*** GIVEN DATA

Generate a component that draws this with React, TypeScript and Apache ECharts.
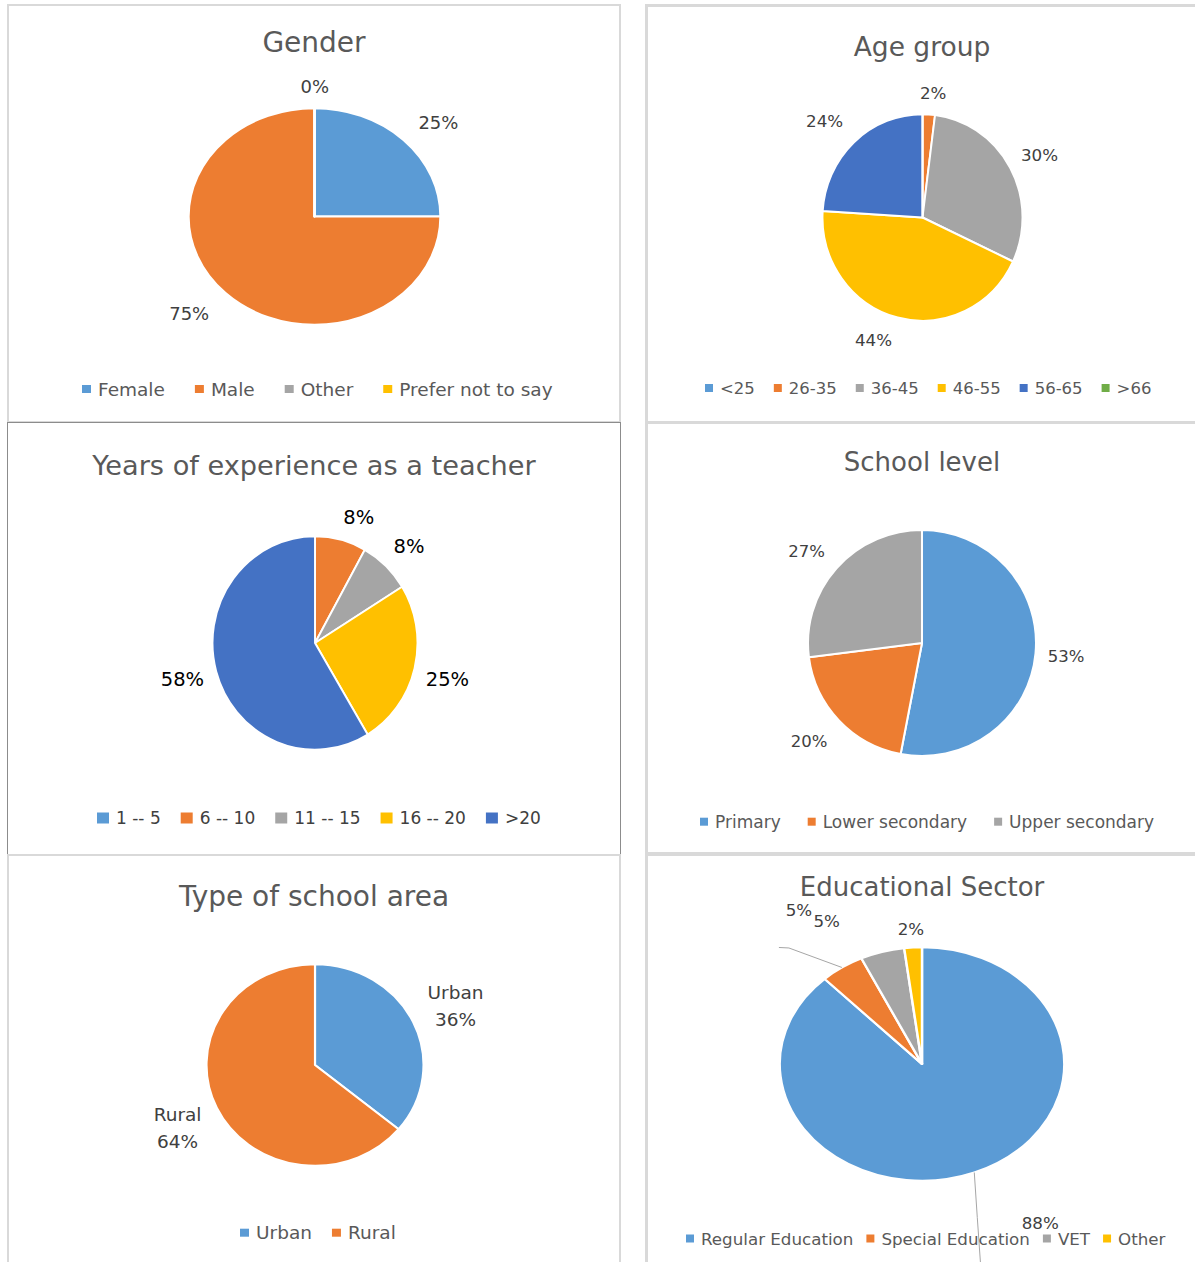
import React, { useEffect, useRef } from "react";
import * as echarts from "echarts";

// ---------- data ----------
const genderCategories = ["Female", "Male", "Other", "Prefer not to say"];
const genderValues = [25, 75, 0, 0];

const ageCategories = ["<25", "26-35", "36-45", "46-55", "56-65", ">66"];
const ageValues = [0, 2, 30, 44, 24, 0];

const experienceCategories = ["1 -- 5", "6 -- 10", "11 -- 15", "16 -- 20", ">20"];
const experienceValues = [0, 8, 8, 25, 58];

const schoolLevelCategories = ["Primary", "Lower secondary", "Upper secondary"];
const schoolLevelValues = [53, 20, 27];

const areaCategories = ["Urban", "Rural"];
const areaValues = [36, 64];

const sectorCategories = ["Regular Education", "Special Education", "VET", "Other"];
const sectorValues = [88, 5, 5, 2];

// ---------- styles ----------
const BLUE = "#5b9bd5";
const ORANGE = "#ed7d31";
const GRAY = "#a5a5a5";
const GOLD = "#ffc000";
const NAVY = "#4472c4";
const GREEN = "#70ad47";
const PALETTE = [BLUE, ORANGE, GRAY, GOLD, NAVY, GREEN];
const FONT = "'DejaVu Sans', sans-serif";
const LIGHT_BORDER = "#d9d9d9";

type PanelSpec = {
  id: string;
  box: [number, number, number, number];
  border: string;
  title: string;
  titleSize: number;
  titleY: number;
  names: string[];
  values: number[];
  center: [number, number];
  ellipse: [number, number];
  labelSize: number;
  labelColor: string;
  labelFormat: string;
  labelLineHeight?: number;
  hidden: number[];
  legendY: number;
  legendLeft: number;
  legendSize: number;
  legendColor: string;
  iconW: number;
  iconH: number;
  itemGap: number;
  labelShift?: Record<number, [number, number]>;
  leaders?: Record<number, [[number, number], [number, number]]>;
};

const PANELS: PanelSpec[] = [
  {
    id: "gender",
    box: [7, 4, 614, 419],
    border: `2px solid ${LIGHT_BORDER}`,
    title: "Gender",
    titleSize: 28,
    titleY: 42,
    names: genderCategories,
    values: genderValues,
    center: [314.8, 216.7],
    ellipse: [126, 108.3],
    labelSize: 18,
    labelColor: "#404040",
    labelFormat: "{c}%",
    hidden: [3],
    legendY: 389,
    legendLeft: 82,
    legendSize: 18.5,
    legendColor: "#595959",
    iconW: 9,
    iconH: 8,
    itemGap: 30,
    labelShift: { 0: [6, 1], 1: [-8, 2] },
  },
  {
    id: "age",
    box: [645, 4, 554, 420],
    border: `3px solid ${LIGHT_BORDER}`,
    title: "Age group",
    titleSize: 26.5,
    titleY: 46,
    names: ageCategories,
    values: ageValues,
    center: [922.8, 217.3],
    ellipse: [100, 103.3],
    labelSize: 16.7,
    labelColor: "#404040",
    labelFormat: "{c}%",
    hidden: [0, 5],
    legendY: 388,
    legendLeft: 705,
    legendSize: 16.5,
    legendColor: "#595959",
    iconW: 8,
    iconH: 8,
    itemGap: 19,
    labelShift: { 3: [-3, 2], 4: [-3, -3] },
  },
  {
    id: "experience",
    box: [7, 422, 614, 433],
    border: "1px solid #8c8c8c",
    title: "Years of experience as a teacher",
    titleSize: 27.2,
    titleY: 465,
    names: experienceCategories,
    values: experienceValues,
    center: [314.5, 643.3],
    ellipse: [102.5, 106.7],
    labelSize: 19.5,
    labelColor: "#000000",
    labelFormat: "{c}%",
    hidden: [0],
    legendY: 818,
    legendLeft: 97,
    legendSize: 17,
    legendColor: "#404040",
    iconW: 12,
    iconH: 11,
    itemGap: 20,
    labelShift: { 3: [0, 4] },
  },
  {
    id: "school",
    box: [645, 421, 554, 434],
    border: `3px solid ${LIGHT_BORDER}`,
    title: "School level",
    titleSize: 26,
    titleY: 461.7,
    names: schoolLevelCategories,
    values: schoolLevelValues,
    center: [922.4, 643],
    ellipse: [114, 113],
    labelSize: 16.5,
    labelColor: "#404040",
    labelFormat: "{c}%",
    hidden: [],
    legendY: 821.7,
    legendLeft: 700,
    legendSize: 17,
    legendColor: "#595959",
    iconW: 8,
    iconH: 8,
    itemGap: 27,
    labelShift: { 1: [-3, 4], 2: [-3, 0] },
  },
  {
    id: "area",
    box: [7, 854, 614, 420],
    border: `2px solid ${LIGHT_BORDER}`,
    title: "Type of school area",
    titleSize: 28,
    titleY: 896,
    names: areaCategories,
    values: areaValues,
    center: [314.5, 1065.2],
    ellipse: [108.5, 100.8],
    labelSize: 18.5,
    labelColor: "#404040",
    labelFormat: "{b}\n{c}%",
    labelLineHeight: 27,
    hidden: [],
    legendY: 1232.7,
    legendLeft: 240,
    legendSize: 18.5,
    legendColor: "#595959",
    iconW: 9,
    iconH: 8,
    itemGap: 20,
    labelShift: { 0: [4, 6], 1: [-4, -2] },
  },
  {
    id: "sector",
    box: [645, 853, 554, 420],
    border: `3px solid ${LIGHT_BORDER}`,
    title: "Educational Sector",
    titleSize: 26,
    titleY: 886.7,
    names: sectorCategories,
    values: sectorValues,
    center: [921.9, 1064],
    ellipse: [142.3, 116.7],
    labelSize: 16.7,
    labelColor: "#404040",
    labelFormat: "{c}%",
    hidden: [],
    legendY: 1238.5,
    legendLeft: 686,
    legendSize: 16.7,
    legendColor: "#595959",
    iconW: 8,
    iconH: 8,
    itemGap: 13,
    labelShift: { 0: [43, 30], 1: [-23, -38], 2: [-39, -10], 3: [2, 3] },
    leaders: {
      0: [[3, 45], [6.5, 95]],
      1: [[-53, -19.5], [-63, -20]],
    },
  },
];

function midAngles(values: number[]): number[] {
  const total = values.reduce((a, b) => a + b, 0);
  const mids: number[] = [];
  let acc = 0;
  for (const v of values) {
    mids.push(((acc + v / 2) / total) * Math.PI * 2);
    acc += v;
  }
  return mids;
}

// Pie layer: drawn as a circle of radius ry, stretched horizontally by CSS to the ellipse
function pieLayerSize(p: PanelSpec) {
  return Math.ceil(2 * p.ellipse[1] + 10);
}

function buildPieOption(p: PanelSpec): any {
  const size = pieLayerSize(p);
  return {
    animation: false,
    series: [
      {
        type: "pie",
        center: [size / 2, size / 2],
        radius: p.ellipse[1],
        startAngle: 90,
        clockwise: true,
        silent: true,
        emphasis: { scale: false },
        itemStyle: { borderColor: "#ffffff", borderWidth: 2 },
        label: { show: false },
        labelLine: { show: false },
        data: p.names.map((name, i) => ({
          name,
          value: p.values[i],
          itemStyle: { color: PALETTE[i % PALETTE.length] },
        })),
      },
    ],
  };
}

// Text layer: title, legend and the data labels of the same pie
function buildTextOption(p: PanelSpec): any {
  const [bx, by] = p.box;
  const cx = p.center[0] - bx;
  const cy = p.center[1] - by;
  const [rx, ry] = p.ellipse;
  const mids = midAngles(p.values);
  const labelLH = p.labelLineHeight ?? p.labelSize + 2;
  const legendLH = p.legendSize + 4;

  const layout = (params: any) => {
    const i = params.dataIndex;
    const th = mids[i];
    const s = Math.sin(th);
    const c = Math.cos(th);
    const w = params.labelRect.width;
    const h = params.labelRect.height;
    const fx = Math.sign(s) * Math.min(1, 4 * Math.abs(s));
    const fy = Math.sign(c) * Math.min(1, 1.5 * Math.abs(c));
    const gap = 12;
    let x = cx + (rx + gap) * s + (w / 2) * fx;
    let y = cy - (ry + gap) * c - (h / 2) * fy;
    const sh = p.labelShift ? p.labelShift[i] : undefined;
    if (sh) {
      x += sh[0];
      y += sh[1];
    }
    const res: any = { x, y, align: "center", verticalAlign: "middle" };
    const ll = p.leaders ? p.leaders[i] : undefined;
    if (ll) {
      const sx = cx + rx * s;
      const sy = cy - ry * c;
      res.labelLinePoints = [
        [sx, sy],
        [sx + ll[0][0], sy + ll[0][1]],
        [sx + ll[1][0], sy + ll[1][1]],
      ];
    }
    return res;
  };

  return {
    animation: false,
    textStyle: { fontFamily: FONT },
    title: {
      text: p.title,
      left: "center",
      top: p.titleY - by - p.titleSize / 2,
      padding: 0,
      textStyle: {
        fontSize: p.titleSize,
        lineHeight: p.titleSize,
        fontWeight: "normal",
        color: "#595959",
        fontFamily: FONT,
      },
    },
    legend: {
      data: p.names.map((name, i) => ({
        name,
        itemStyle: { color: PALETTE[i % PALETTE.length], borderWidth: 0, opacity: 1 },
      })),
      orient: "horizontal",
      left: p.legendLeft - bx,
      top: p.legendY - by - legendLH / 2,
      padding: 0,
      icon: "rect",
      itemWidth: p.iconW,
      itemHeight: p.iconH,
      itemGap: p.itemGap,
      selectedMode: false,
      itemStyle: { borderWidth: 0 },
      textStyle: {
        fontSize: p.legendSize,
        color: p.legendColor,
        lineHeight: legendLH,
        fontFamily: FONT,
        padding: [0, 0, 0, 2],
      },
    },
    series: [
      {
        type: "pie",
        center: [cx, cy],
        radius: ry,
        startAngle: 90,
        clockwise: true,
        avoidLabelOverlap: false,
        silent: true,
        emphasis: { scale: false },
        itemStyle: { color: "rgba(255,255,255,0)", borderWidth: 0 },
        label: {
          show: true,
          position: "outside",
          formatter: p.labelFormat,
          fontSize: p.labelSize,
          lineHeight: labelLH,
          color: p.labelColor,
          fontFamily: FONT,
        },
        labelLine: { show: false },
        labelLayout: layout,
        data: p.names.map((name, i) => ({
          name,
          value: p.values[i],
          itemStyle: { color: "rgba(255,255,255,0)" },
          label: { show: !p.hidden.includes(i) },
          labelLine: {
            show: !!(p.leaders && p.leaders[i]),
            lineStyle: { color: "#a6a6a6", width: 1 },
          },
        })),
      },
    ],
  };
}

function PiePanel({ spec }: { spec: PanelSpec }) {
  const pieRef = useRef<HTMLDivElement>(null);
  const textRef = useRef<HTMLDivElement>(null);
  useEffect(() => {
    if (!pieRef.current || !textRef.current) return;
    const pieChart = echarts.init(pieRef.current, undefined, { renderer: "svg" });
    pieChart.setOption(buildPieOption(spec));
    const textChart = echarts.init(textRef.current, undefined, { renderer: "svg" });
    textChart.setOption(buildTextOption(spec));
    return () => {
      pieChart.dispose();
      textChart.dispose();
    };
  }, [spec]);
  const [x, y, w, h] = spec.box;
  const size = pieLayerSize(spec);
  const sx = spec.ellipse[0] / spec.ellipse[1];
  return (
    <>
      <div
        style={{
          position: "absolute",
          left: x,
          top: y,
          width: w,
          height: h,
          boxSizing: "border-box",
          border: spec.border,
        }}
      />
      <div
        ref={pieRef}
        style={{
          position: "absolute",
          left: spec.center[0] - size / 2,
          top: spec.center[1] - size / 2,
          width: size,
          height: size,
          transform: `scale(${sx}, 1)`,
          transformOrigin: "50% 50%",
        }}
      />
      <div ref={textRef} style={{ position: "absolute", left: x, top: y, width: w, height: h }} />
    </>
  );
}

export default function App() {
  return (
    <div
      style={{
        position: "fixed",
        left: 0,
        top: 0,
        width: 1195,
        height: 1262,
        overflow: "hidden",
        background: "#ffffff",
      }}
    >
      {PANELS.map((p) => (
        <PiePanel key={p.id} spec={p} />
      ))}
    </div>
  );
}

******

### WHAT YOU ARE ASKED TO DO
Only lines belong in the copy: transcribe those from the start of the data through the line that contains "const sectorValues = [88, 5, 5, 2];", and skip the pictures.

### SOLUTION TO THE EXERCISE
Generate a component that draws this with React, TypeScript and Apache ECharts.
import React, { useEffect, useRef } from "react";
import * as echarts from "echarts";

// ---------- data ----------
const genderCategories = ["Female", "Male", "Other", "Prefer not to say"];
const genderValues = [25, 75, 0, 0];

const ageCategories = ["<25", "26-35", "36-45", "46-55", "56-65", ">66"];
const ageValues = [0, 2, 30, 44, 24, 0];

const experienceCategories = ["1 -- 5", "6 -- 10", "11 -- 15", "16 -- 20", ">20"];
const experienceValues = [0, 8, 8, 25, 58];

const schoolLevelCategories = ["Primary", "Lower secondary", "Upper secondary"];
const schoolLevelValues = [53, 20, 27];

const areaCategories = ["Urban", "Rural"];
const areaValues = [36, 64];

const sectorCategories = ["Regular Education", "Special Education", "VET", "Other"];
const sectorValues = [88, 5, 5, 2];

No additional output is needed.